I wondered how much of the Morisco traditions had seeped into the local folklore. Theirs had been a mostly oral culture, so it was probably impossible to say. But it seemed fitting that they, too, should once have been hiding out in these hills. It was as if a local theme were developing: the last Cathars, Papa Luna, Juana la Pastora, the hermaphrodite anti-Franco guerrilla leader. All these people had been fighting rearguard actions, trying to survive against the mainstream and the tide of history. And they had all found temporary sanctuary up in these hills, while the rest of the world went on its way. All of them with beliefs they held dear, that they wanted to protect and safeguard. I remembered Faustino’s tales about the Moors burying treasure just before they were expelled from their lands by the Christians. It was a running theme, a template of a story you found all over Spain. Perhaps here in these mountains there really was treasure of some sort: the memories and legends of the past, buried deep in the land: the earth-stories.
Something stirred in the back of my mind: a blurred memory long forgotten; a connection. I dashed inside and started rooting around my bookshelves. Somewhere in there was a tattered old Arabic dictionary from my university days, held together now with sticky tape. Within a second it leapt out at me, and I started flicking hurriedly through the pages. There was a word there, a word that had caught my attention many years before but that had long since slipped from my memory.
Arabic was a fascinating, if devilishly hard language. One of the most interesting things about it was how words were grouped around a triliteral consonantal root. For example, words with the sounds K, T and B were all about writing in some form. So KiTAB meant book, maKTUB meant written, maKTaBa was a library, etcetera. Quite often, though, words which on the face of it had no connection at all were also grouped around the same root. Usually you had the sense that there was no link there. The word LaBaN, ‘milk’, for example, seemed to have nothing to do with LaBiNa, ‘brick’ or ‘adobe’. But occasionally you stumbled on examples where the consonantal link between the words had a deep resonance, as though there were a hint of a code, with some poetic truth buried deep in the language, like a puzzle, to be explored. One example was the root HBB, which formed HuBB, ‘love’, and also HiBB, ‘seed’. AYN produced ‘eye’ and also ‘spring’ or ‘fountainhead’. Another echoed Faustino’s story about Apollo, Daphne and the laurel tree: the root GhWR had the sense both of falling, a cave, swiftness of running and ‘laurel’. There was another one of these curiously linked words, though, one that had always seemed to speak of a truth I couldn’t quite grasp.
The dictionary opened on the page I was looking for, and there it was: the root RWY. I glanced down quickly at the meanings of the words made up of this combination.
RaWiYa: to drink, be irrigated, tell a story
RiWAYa: a tale, story, novel
RiWa’i: a writer, storyteller
RaYYan: well-irrigated, lush, verdant
taRWiYa: reflection, consideration
Faustino’s words of a couple of days before back at his tobacco plantation came back to me: gathering and telling the local stories was a way of watering and irrigating this dry, endangered land.
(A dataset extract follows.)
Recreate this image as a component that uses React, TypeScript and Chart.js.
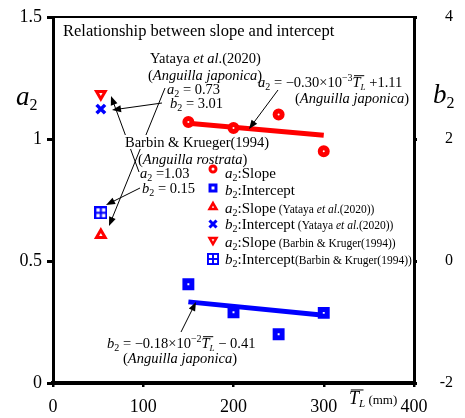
import React, { useEffect, useRef } from 'react';
import { Chart, registerables } from 'chart.js';
import { drawPoint } from 'chart.js/helpers';

Chart.register(...registerables);

const SERIF = '"Liberation Serif", "Times New Roman", serif';
const RED = 'rgb(255,0,0)';
const BLUE = 'rgb(0,0,255)';

// ---- data ----
const slopeTL = [150, 200, 250, 300];
const slopeA2 = [1.07, 1.045, 1.1, 0.95];
const interceptB2 = [-0.38, -0.84, -1.2, -0.85];
const fitTL = [150, 300];
const fitA2 = [1.065, 1.015];
const fitB2 = [-0.67, -0.89];
const refTL = [53];
const yatayaA2 = [0.607];
const yatayaB2 = [2.49];
const barbinA2 = [1.184];
const barbinB2 = [0.79];
const xTicks = [0, 100, 200, 300, 400];
const leftTicks = [0, 0.5, 1, 1.5];
const rightTicks = [-2, 0, 2, 4];

const pts = (xs: number[], ys: number[]) => xs.map((x, i) => ({ x, y: ys[i] }));

function makeGridSquare(size: number) {
  const c = document.createElement('canvas');
  c.width = size;
  c.height = size;
  const g = c.getContext('2d')!;
  g.fillStyle = BLUE;
  g.fillRect(0, 0, size, size);
  g.fillStyle = '#fff';
  const b = size * 0.16;
  const cell = (size - 3 * b) / 2;
  g.fillRect(b, b, cell, cell);
  g.fillRect(2 * b + cell, b, cell, cell);
  g.fillRect(b, 2 * b + cell, cell, cell);
  g.fillRect(2 * b + cell, 2 * b + cell, cell, cell);
  return c;
}

type Seg = { t: string; it?: boolean; sz?: number; dy?: number; over?: boolean };

function rich(ctx: CanvasRenderingContext2D, x: number, y: number, segs: Seg[], base: number) {
  let cx = x;
  for (const s of segs) {
    const size = s.sz ?? base;
    ctx.font = `${s.it ? 'italic ' : ''}${size}px ${SERIF}`;
    ctx.fillText(s.t, cx, y + (s.dy ?? 0));
    const w = ctx.measureText(s.t).width;
    if (s.over) {
      ctx.save();
      ctx.lineWidth = 1;
      ctx.beginPath();
      ctx.moveTo(cx + size * 0.1, y + (s.dy ?? 0) - size * 0.78);
      ctx.lineTo(cx + w + size * 0.25, y + (s.dy ?? 0) - size * 0.78);
      ctx.stroke();
      ctx.restore();
    }
    cx += w;
  }
  return cx - x;
}

function arrow(ctx: CanvasRenderingContext2D, x1: number, y1: number, x2: number, y2: number) {
  const ang = Math.atan2(y2 - y1, x2 - x1);
  const L = 9, W = 3.5;
  ctx.beginPath();
  ctx.moveTo(x1, y1);
  ctx.lineTo(x2 - Math.cos(ang) * L * 0.8, y2 - Math.sin(ang) * L * 0.8);
  ctx.stroke();
  ctx.beginPath();
  ctx.moveTo(x2, y2);
  ctx.lineTo(x2 - Math.cos(ang) * L - Math.sin(ang) * W, y2 - Math.sin(ang) * L + Math.cos(ang) * W);
  ctx.lineTo(x2 - Math.cos(ang) * L + Math.sin(ang) * W, y2 - Math.sin(ang) * L - Math.cos(ang) * W);
  ctx.closePath();
  ctx.fill();
}

export default function App() {
  const ref = useRef<HTMLCanvasElement>(null);
  useEffect(() => {
    const canvas = ref.current!;
    const gridSq = makeGridSquare(13);
    const gridSqLegend = makeGridSquare(12);

    const markers = [
      { style: 'circle', radius: 3.5, bw: 5, color: RED, rot: 0 },
      { style: 'rect', radius: 4.9, bw: 5, color: BLUE, rot: 0 },
      { style: 'triangle', radius: 5, bw: 3, color: RED, rot: 0 },
      { style: 'crossRot', radius: 6, bw: 3.5, color: BLUE, rot: 0 },
      { style: 'triangle', radius: 5, bw: 3, color: RED, rot: 180 },
      { style: gridSq as any, radius: 6, bw: 0, color: BLUE, rot: 0 },
    ];
    const legendMarkers = [
      { style: 'circle', radius: 3, bw: 3, color: RED, rot: 0 },
      { style: 'rect', radius: 4.2, bw: 3, color: BLUE, rot: 0 },
      { style: 'triangle', radius: 4, bw: 2.5, color: RED, rot: 0 },
      { style: 'crossRot', radius: 5, bw: 3, color: BLUE, rot: 0 },
      { style: 'triangle', radius: 4, bw: 2.5, color: RED, rot: 180 },
      { style: gridSqLegend as any, radius: 6, bw: 0, color: BLUE, rot: 0 },
    ];

    const annot = {
      id: 'annot',
      afterDraw(chart: any) {
        const ctx: CanvasRenderingContext2D = chart.ctx;
        const a = chart.chartArea;
        ctx.save();
        // top border
        ctx.strokeStyle = '#000';
        ctx.lineWidth = 2;
        ctx.beginPath();
        ctx.moveTo(a.left, a.top);
        ctx.lineTo(a.right, a.top);
        ctx.stroke();

        ctx.fillStyle = '#000';
        ctx.textBaseline = 'alphabetic';
        ctx.textAlign = 'left';

        // axis titles
        rich(ctx, 16, 105, [{ t: 'a', it: true, sz: 27 }, { t: '2', sz: 16, dy: 5 }], 27);
        rich(ctx, 433, 103, [{ t: 'b', it: true, sz: 27 }, { t: '2', sz: 16, dy: 5 }], 27);
        rich(ctx, 349, 404, [{ t: 'T', it: true, sz: 18, over: true }, { t: 'L', it: true, sz: 11, dy: 3 }, { t: ' (mm)', sz: 13 }], 18);

        // title
        ctx.font = `16.5px ${SERIF}`;
        ctx.fillText('Relationship between slope and intercept', 63, 36);

        // arrows
        ctx.lineWidth = 1;
        ctx.strokeStyle = '#000';
        arrow(ctx, 165, 88, 109, 226);
        arrow(ctx, 139, 172, 111, 96);
        arrow(ctx, 162, 103, 112, 110);
        arrow(ctx, 140, 188, 106, 205);
        arrow(ctx, 278, 90, 249, 129);
        arrow(ctx, 181, 332, 196, 302);

        const F = 14.5;
        // Yataya block
        rich(ctx, 150, 63, [{ t: 'Yataya ' }, { t: 'et al', it: true }, { t: '.(2020)' }], F);
        rich(ctx, 148, 80, [{ t: '(' }, { t: 'Anguilla japonica', it: true }, { t: ')' }], F);
        rich(ctx, 167, 94, [{ t: 'a', it: true }, { t: '2', sz: 10, dy: 3 }, { t: ' = 0.73' }], F);
        rich(ctx, 170, 108, [{ t: 'b', it: true }, { t: '2', sz: 10, dy: 3 }, { t: ' = 3.01' }], F);

        // a2 equation
        rich(ctx, 258, 87, [
          { t: 'a', it: true }, { t: '2', sz: 10, dy: 3 }, { t: ' = \u22120.30\u00d710' },
          { t: '\u22123', sz: 10, dy: -6 }, { t: 'T', it: true, over: true }, { t: 'L', it: true, sz: 9, dy: 3 },
          { t: ' +1.11' },
        ], F);
        rich(ctx, 295, 103, [{ t: '(' }, { t: 'Anguilla japonica', it: true }, { t: ')' }], F);

        // Barbin block (white background)
        ctx.font = `${F}px ${SERIF}`;
        const bw = ctx.measureText('Barbin & Krueger(1994)').width;
        ctx.fillStyle = '#fff';
        ctx.fillRect(125, 135, bw, 14);
        ctx.fillStyle = '#000';
        rich(ctx, 125, 147, [{ t: 'Barbin & Krueger(1994)' }], F);
        rich(ctx, 138, 164, [{ t: '(' }, { t: 'Anguilla rostrata', it: true }, { t: ')' }], F);
        rich(ctx, 140, 178, [{ t: 'a', it: true }, { t: '2', sz: 10, dy: 3 }, { t: ' =1.03' }], F);
        rich(ctx, 142, 193, [{ t: 'b', it: true }, { t: '2', sz: 10, dy: 3 }, { t: ' = 0.15' }], F);

        // b2 equation
        rich(ctx, 107, 348, [
          { t: 'b', it: true }, { t: '2', sz: 10, dy: 3 }, { t: ' = \u22120.18\u00d710' },
          { t: '\u22122', sz: 10, dy: -6 }, { t: 'T', it: true, over: true }, { t: 'L', it: true, sz: 9, dy: 3 },
          { t: ' \u2212 0.41' },
        ], F);
        rich(ctx, 123, 363, [{ t: '(' }, { t: 'Anguilla japonica', it: true }, { t: ')' }], F);

        // legend
        const rows = [
          { my: 169, ty: 178, seg: [{ t: 'a', it: true }, { t: '2', sz: 10, dy: 3 }, { t: ':Slope' }] },
          { my: 188, ty: 195, seg: [{ t: 'b', it: true }, { t: '2', sz: 10, dy: 3 }, { t: ':Intercept' }] },
          { my: 207, ty: 213, seg: [{ t: 'a', it: true }, { t: '2', sz: 10, dy: 3 }, { t: ':Slope' }, { t: ' (Yataya ', sz: 11.5 }, { t: 'et al', it: true, sz: 11.5 }, { t: '.(2020))', sz: 11.5 }] },
          { my: 224, ty: 229, seg: [{ t: 'b', it: true }, { t: '2', sz: 10, dy: 3 }, { t: ':Intercept' }, { t: ' (Yataya ', sz: 11.5 }, { t: 'et al', it: true, sz: 11.5 }, { t: '.(2020))', sz: 11.5 }] },
          { my: 240, ty: 247, seg: [{ t: 'a', it: true }, { t: '2', sz: 10, dy: 3 }, { t: ':Slope' }, { t: ' (Barbin & Kruger(1994))', sz: 11.5 }] },
          { my: 259, ty: 264, seg: [{ t: 'b', it: true }, { t: '2', sz: 10, dy: 3 }, { t: ':Intercept' }, { t: '(Barbin & Kruger(1994))', sz: 11.5 }] },
        ];
        rows.forEach((r, i) => {
          const m = legendMarkers[i];
          ctx.save();
          ctx.fillStyle = m.style === 'crossRot' ? m.color : '#fff';
          ctx.strokeStyle = m.color;
          ctx.lineWidth = m.bw;
          ctx.lineJoin = 'miter';
          drawPoint(ctx, {
            pointStyle: m.style,
            rotation: m.rot,
            radius: m.radius,
            borderWidth: m.bw,
          } as any, 213, r.my);
          ctx.restore();
          ctx.fillStyle = '#000';
          rich(ctx, 225, r.ty, r.seg as Seg[], 15);
        });
        ctx.restore();
      },
    };

    const ds = (label: string, data: any[], m: any, axis: string, order: number) => ({
      label,
      data,
      yAxisID: axis,
      showLine: false,
      pointStyle: m.style,
      pointRotation: m.rot,
      pointRadius: m.radius,
      pointBorderWidth: m.bw,
      pointBorderColor: m.color,
      pointBackgroundColor: m.style === 'crossRot' ? m.color : '#fff',
      borderColor: m.color,
      backgroundColor: '#fff',
      order,
    });

    const noPad = (s: any) => {
      s.paddingTop = 0;
      s.paddingBottom = 0;
      s.paddingLeft = 0;
      s.paddingRight = 0;
    };

    const chart = new Chart(canvas, {
      type: 'scatter',
      data: {
        datasets: [
          ds('a2:Slope', pts(slopeTL, slopeA2), markers[0], 'y', 1),
          ds('b2:Intercept', pts(slopeTL, interceptB2), markers[1], 'y1', 1),
          ds('a2:Slope (Yataya et al.(2020))', pts(refTL, yatayaA2), markers[2], 'y', 1),
          ds('b2:Intercept (Yataya et al.(2020))', pts(refTL, yatayaB2), markers[3], 'y1', 1),
          ds('a2:Slope (Barbin & Kruger(1994))', pts(refTL, barbinA2), markers[4], 'y', 1),
          ds('b2:Intercept (Barbin & Kruger(1994))', pts(refTL, barbinB2), markers[5], 'y1', 1),
          {
            label: 'a2 fit',
            data: pts(fitTL, fitA2),
            yAxisID: 'y',
            showLine: true,
            borderColor: RED,
            borderWidth: 5,
            pointRadius: 0,
            order: 5,
          },
          {
            label: 'b2 fit',
            data: pts(fitTL, fitB2),
            yAxisID: 'y1',
            showLine: true,
            borderColor: BLUE,
            borderWidth: 5,
            pointRadius: 0,
            order: 5,
          },
        ],
      },
      options: {
        animation: false,
        responsive: false,
        devicePixelRatio: 1,
        layout: { padding: { top: 17, left: 0, right: 12, bottom: 0 } },
        plugins: { legend: { display: false }, tooltip: { enabled: false }, title: { display: false } },
        scales: {
          x: {
            type: 'linear',
            min: 0,
            max: 400,
            afterBuildTicks: (s: any) => { s.ticks = xTicks.map((v) => ({ value: v })); },
            afterFit: (s: any) => { s.height = 35; noPad(s); },
            ticks: { color: '#000', font: { family: SERIF, size: 18 }, padding: 9, callback: (v: any) => String(v), maxRotation: 0 },
            grid: { display: true, drawOnChartArea: false, drawTicks: true, tickLength: 4, lineWidth: 2.5, color: '#000' },
            border: { display: true, width: 4, color: '#000' },
          },
          y: {
            type: 'linear',
            position: 'left',
            min: 0,
            max: 1.5,
            afterBuildTicks: (s: any) => { s.ticks = leftTicks.map((v) => ({ value: v })); },
            afterFit: (s: any) => { s.width = 53; noPad(s); },
            ticks: { color: '#000', font: { family: SERIF, size: 18 }, padding: 5, callback: (v: any) => String(v) },
            grid: { display: true, drawOnChartArea: false, drawTicks: true, tickLength: 6, lineWidth: 3, color: '#000' },
            border: { display: true, width: 3, color: '#000' },
          },
          y1: {
            type: 'linear',
            position: 'right',
            min: -2,
            max: 4,
            afterBuildTicks: (s: any) => { s.ticks = rightTicks.map((v) => ({ value: v })); },
            afterFit: (s: any) => { s.width = 39; noPad(s); },
            ticks: { color: '#000', font: { family: SERIF, size: 16 }, padding: 4, callback: (v: any) => String(v), crossAlign: 'far' },
            grid: { display: true, drawOnChartArea: false, drawTicks: true, tickLength: 3, lineWidth: 3, color: '#000' },
            border: { display: true, width: 3, color: '#000' },
          },
        },
      } as any,
      plugins: [annot],
    });
    return () => chart.destroy();
  }, []);

  return (
    <div style={{ position: 'absolute', left: 0, top: 0, width: 465, height: 418, background: '#fff' }}>
      <canvas ref={ref} width={465} height={418} />
    </div>
  );
}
He might not have been the first to perceive the link, but here there seemed to be proof of some kind of the truth of what he had said.
I thought of the work we had put into the land over the past year, the scrub we had cleared away, the tre
es we had planted and tended: hours of sweat to try to make a small change in this abandoned landscape. There was magic here: people had always said so, but now it was as if I could see it properly for the first time myself. Not the magic of Marina and Concha, with their rituals and witchery, nor even the fairies and duendes that had seemed to make an appearance in our lives over the past months. The life that seemed to vibrate from the rocks and earth round here came from the stories that flowed through it: stories that were a vital part of the landscape, and without which it would be impossible to understand the area to which we had come to live. Learn to read the land, as Faustino said, and you started to get a sense of how the land and the stories that came out of it were one: neither could properly exist without the other. And in a world where we lost our understanding of the land, where we abused it, where we built golf courses and airports and miniature Eiffel Towers, the tales dried up: there was no one to gather and nurture them, no one to listen to them. Crowd it out with so much other noise and you would fail to hear the earth-stories as they were whispered by the stones and the trees, the rivers and mountains. They needed silence; for men to sense their presence, then to weave them into legends and folk tales to be passed on, and on. Some were living stories, such as the Pelegríns of Les Useres. Others came from the history of what had happened here: the Cathars, the Moriscos, Papa Luna. Some seemed to explain the world around: the colour of rosemary flowers, why clefts and gorges appeared where they did. And then there were others that just seemed to exist of their own, inexplicable; perhaps the better for it. Yet they were as much the part of the landscape as the others, more so, even.